Mr. Dawkins says that most of the bad things happening in the world are to be blamed on religion, one or the other or all of them. I disagree, not because I particularly care for religion, but because I think people are to be blamed for all that is happening in the world. Religion is just one of universal – and powerful – excuses for doing bad things. Or all things. Faith is for people who cannot think for themselves or are too weak-minded to be able to. Faith is an evil precisely because it requires no justification and brooks no argument writes Mr. Dawkins and I agree. If children were taught to question and think through their beliefs, instead of being taught the superior virtue of faith without question, it is a good bet there would be no suicide bombers – and here I only partially agree. Ability to think critically and question everything is something that every one of us should be taught, but by whom? Not all parents or teachers can, simply because average mind cannot tackle such things and maybe this is the reason why it runs towards faith. And if not faith, then something else – greed, lack of perspectives, some other delusion, or simply depression – would supply us with suicide bombers.

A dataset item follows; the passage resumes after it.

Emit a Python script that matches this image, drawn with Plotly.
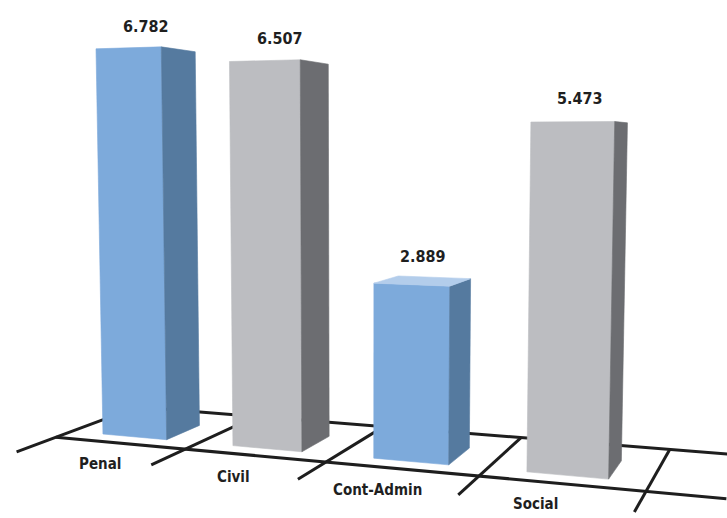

Belief may be something providing mental stability to mind occupied with whatever surrounds it. Maybe faith is a fail-safe, giving us sort of ready-made explanation for all things we cannot explain ourselves, maybe this is also why there is so many people but relatively small number of recognized mass religions… we like to sign-up to ready-made recipes of the world, however questionable those may be, simply because we just are too insecure to question endlessly without finding answers. I may be following here old adage that religion is for the masses. But it really is, isn’t it?

Mr. Dawkins says something else that is very interesting: not a single atom that is in your body today was there when [past] event took place… Whatever you are, therefore, you are not the stuff of which you are made.

If that is really so, if all atoms of our bodies are in constant movement and are being replaced with new or other ones, then where our memories are coming from? How come those are stored for many years? I am sure that either Mr. Dawkins simplifies, or I have found another one of those riddles where the easiest solution to it lies in faith: the easiest answer is, our soul remembers all those things, not our bodies… not atoms, not matter.

Read this book. Regardless if you have faith or not.